Top club runners, including elite competitors with a background in the east African hot-bed of the sport, set off round the streets of Sunderland from the Stadium of Light, which also provided the finishing line for both runs.

Among them were about 100 local entrants from the Sunderland Strollers club, who dedicated their participation in both events to former teammate Nicola Norton, who died from cancer last month.

She was in the throes of training for last year’s run when she suffered a stroke. Subsequent tests revealed tumours in both her heart and brain.

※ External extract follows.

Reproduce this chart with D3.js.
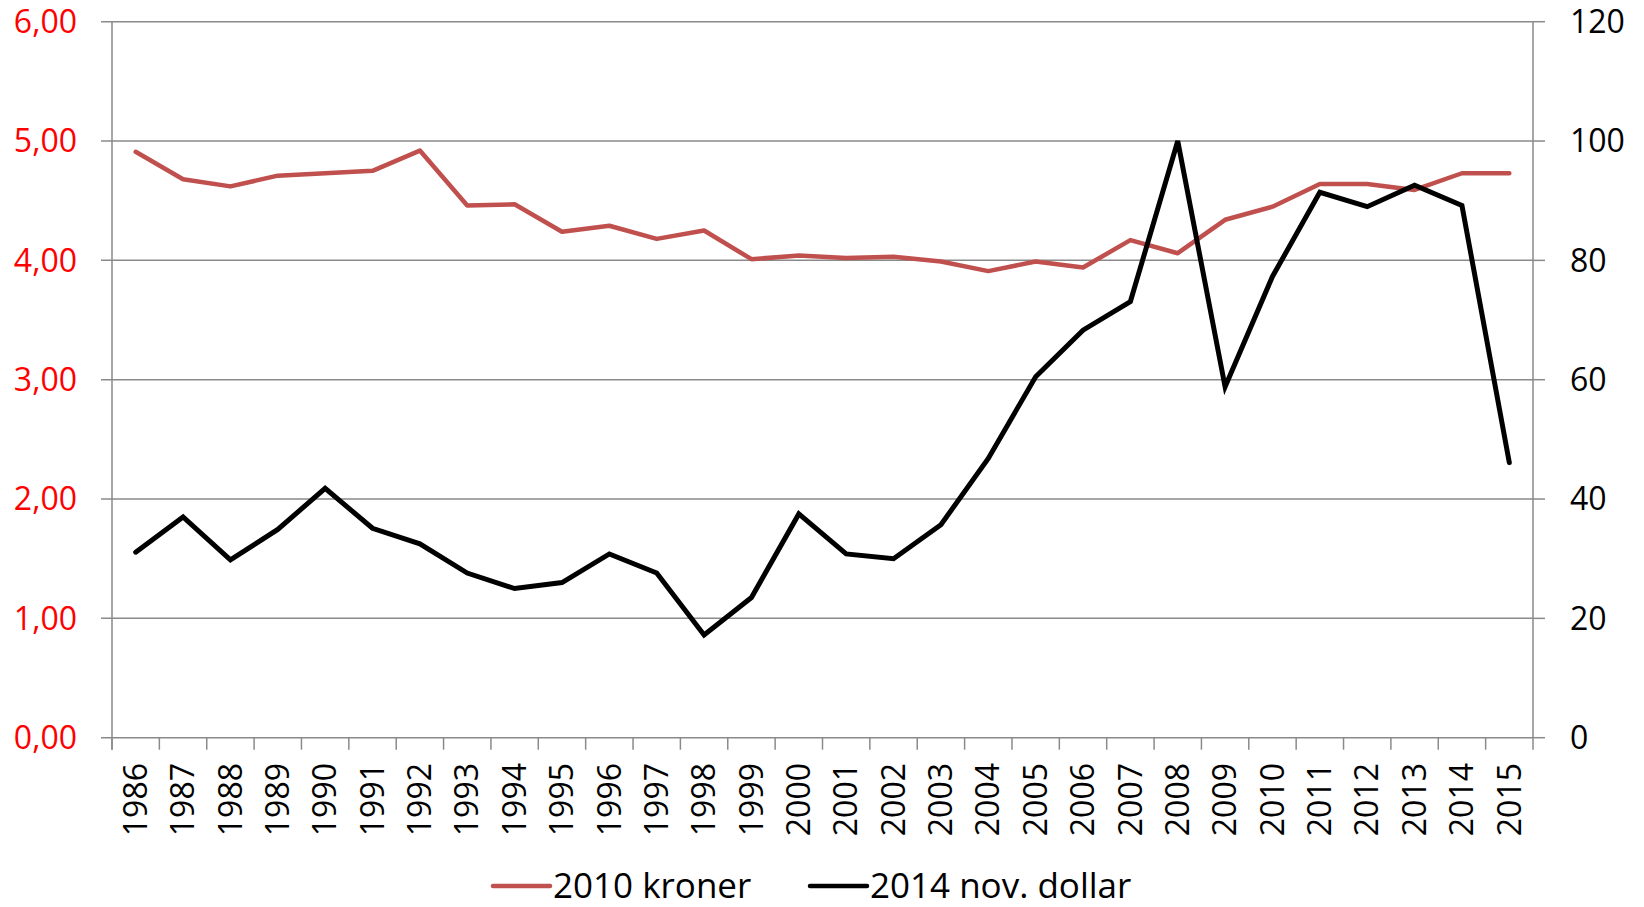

One of her former club colleagues, Alyson Dixon, who won last year’s half marathon, successfully switched to the 10k event this year.

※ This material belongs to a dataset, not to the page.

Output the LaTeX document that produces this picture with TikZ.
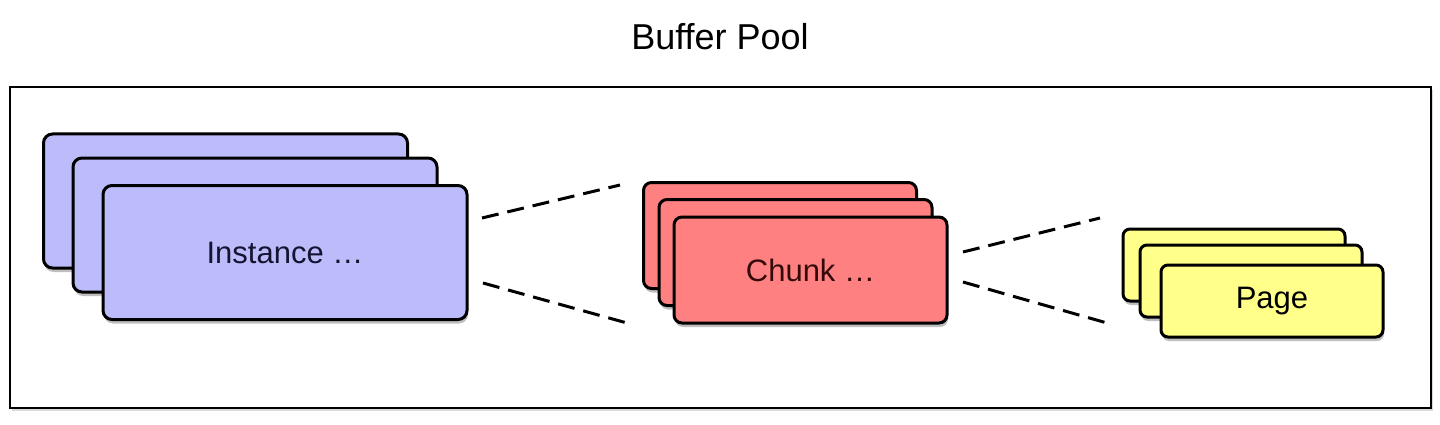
\documentclass[tikz,border=0pt]{standalone}
\usepackage{fontspec}
\setmainfont{Liberation Sans}
\usetikzlibrary{shadows}
\definecolor{instfill}{RGB}{188,188,250}
\definecolor{chunkfill}{RGB}{255,128,128}
\definecolor{pagefill}{RGB}{255,255,138}
\definecolor{insttext}{RGB}{20,20,50}
\definecolor{chunktext}{RGB}{50,10,10}
\tikzset{
  card/.style={draw=black, line width=3pt, rounded corners=9pt, inner sep=0pt,
    drop shadow={shadow xshift=1pt, shadow yshift=-4pt, opacity=0.25, fill=black}},
  instcard/.style={card, fill=instfill, minimum width=364pt, minimum height=134pt, text=insttext},
  chunkcard/.style={card, fill=chunkfill, minimum width=273pt, minimum height=106pt, text=chunktext, rounded corners=8pt},
  pagecard/.style={card, fill=pagefill, minimum width=222pt, minimum height=72pt, text=black, rounded corners=7pt},
  cardlabel/.style={font=\fontsize{31}{36}\selectfont},
  link/.style={draw=black, line width=3pt, dash pattern=on 17pt off 9pt},
  frame/.style={draw=black, line width=2.5pt, fill=white,
    drop shadow={shadow xshift=2pt, shadow yshift=-3pt, opacity=0.15, fill=black}}
}
\begin{document}
\begin{tikzpicture}[x=1pt,y=-1pt]
\useasboundingbox (0,0) rectangle (1440,425);
\node[font=\fontsize{36}{42}\selectfont] (title) at (720,37) {Buffer Pool};
\draw[frame] (10,87) rectangle (1431,408);
% Instances
\node[instcard] (inst1) at (225.5,201) {};
\node[instcard] (inst2) at (255,225) {};
\node[instcard, cardlabel] (inst3) at (285,252.5) {Instance …};
% Chunks
\node[chunkcard] (chunk1) at (780,235.5) {};
\node[chunkcard] (chunk2) at (795.5,252.5) {};
\node[chunkcard, cardlabel] (chunk3) at (810.5,270) {Chunk …};
% Pages
\node[pagecard] (page1) at (1234,265) {};
\node[pagecard] (page2) at (1251,281) {};
\node[pagecard, cardlabel] (page3) at (1272,301) {Page};
% connector ends
\coordinate (ia) at (482,218);
\coordinate (ib) at (620,185);
\coordinate (ic) at (483,283);
\coordinate (id) at (627,323);
\coordinate (ca) at (963,252);
\coordinate (cb) at (1100,218);
\coordinate (cc) at (963,282);
\coordinate (cd) at (1107,323);
\draw[link] (ia) -- (ib);
\draw[link] (ic) -- (id);
\draw[link] (ca) -- (cb);
\draw[link] (cc) -- (cd);
\end{tikzpicture}
\end{document}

The 36-year-old Great Britain marathon international set a new course record, by an 87-second margin, crossing the finishing line in 34 minutes and 50 seconds, beaten by only six of the male competitors.

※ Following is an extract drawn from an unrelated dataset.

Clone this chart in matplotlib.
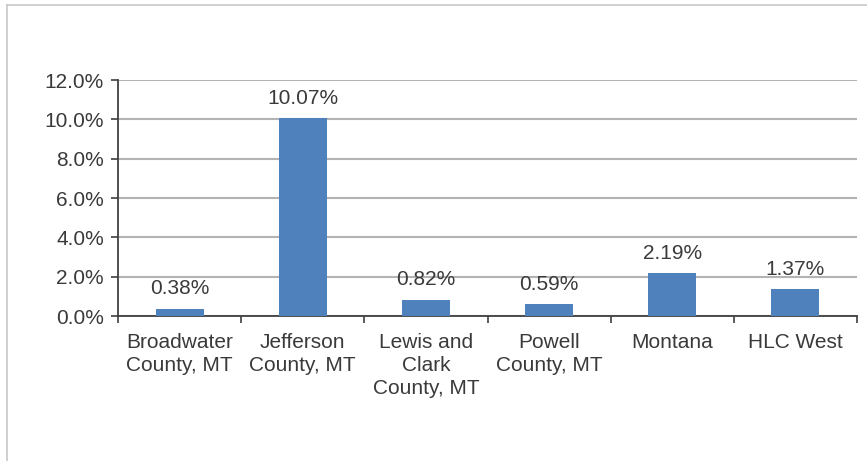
import matplotlib
matplotlib.use("Agg")
import matplotlib.pyplot as plt
from matplotlib.lines import Line2D
from matplotlib.ticker import FuncFormatter, FixedLocator

plt.rcParams['font.family'] = ['Liberation Sans', 'DejaVu Sans']

categories = ["Broadwater\nCounty, MT", "Jefferson\nCounty, MT", "Lewis and\nClark\nCounty, MT",
              "Powell\nCounty, MT", "Montana", "HLC West"]
values = [0.38, 10.07, 0.82, 0.59, 2.19, 1.37]
value_labels = ["0.38%", "10.07%", "0.82%", "0.59%", "2.19%", "1.37%"]
y_ticks = [0, 2, 4, 6, 8, 10, 12]

W, H = 867, 461
fig = plt.figure(figsize=(W / 100, H / 100), dpi=100)
ax = fig.add_axes([118 / W, 1 - 316 / H, (857 - 118) / W, (316 - 80) / H])

text_color = "#3A3A3A"
bar_color = "#4F81BD"
grid_color = "#B3B3B3"
axis_color = "#404040"
fs = 15

x = list(range(len(categories)))
bars = ax.bar(x, values, width=0.39, color=bar_color, zorder=3)

for xi, v, lab in zip(x, values, value_labels):
    ax.annotate(lab, (xi, v), xytext=(0, 7.5), textcoords="offset points",
                ha="center", va="bottom", fontsize=fs, color=text_color)

ax.set_xlim(-0.5, len(categories) - 0.5)
ax.set_ylim(0, 12)
ax.set_yticks(y_ticks)
ax.yaxis.set_major_formatter(FuncFormatter(lambda v, p: f"{v:.1f}%"))
ax.grid(axis="y", color=grid_color, linewidth=1.5, zorder=0)
ax.set_axisbelow(True)

ax.set_xticks(x)
ax.set_xticklabels(categories, fontsize=fs, color=text_color, linespacing=1.24)
ax.xaxis.set_minor_locator(FixedLocator([i - 0.5 for i in range(len(categories) + 1)]))
ax.tick_params(axis="x", which="major", length=0, pad=12.5)
ax.tick_params(axis="x", which="minor", length=5, width=1.2, color=axis_color, direction="out")
ax.tick_params(axis="y", which="major", length=5, width=1.2, color=axis_color,
               labelsize=fs, labelcolor=text_color, pad=5)

for side in ("top", "right"):
    ax.spines[side].set_visible(False)
for side in ("left", "bottom"):
    ax.spines[side].set_color(axis_color)
    ax.spines[side].set_linewidth(1.3)

# outer frame lines of the chart area
fig.add_artist(Line2D([7 / W, 7 / W], [0, 1 - 5 / H], transform=fig.transFigure,
                      color="#C8C8C8", linewidth=1.2))
fig.add_artist(Line2D([7 / W, 1], [1 - 5 / H, 1 - 5 / H], transform=fig.transFigure,
                      color="#C8C8C8", linewidth=1.2))

fig.savefig("out.png", dpi=100)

Middlesbrough-based London Paralympics 1500m silver medallist, Wondiye Fikre Indelbu, won the men’s 10k in 32 mins and 50 secs, beating defending champion Ian Hudspith, the Morpeth veteran, by 17 seconds.

Indelbu’s fellow North-East-based Ethiopian compatriot Tadele Geremew, who now runs for Elswick Harriers, on Tyneside, won the men’s half marathon in 71 mins and 24 secs.

Tyne Bridge Harriers’ 41-year-old Louise Rodgers crossed the line first in the women’s half marathon, in 88 mins and 42, beating Sunderland Stroller Ashleigh Ewan, by 48 seconds.

North-East athletics legend Steve Cram, the event founder, said the weather was “probably the worst” experienced in all five years.

“It has been a hard day for the runners and everybody involved in making it all happen.

“But I’m so pleased so many people came out and took part, despite the conditions.”

The runners were put through their paces prior to both events by a mass work-out led by local fitness entrepreneur and BBC Apprentice star Katie Bulmer-Cooke, while members of the Sunderland AFC ladies side acted as starters.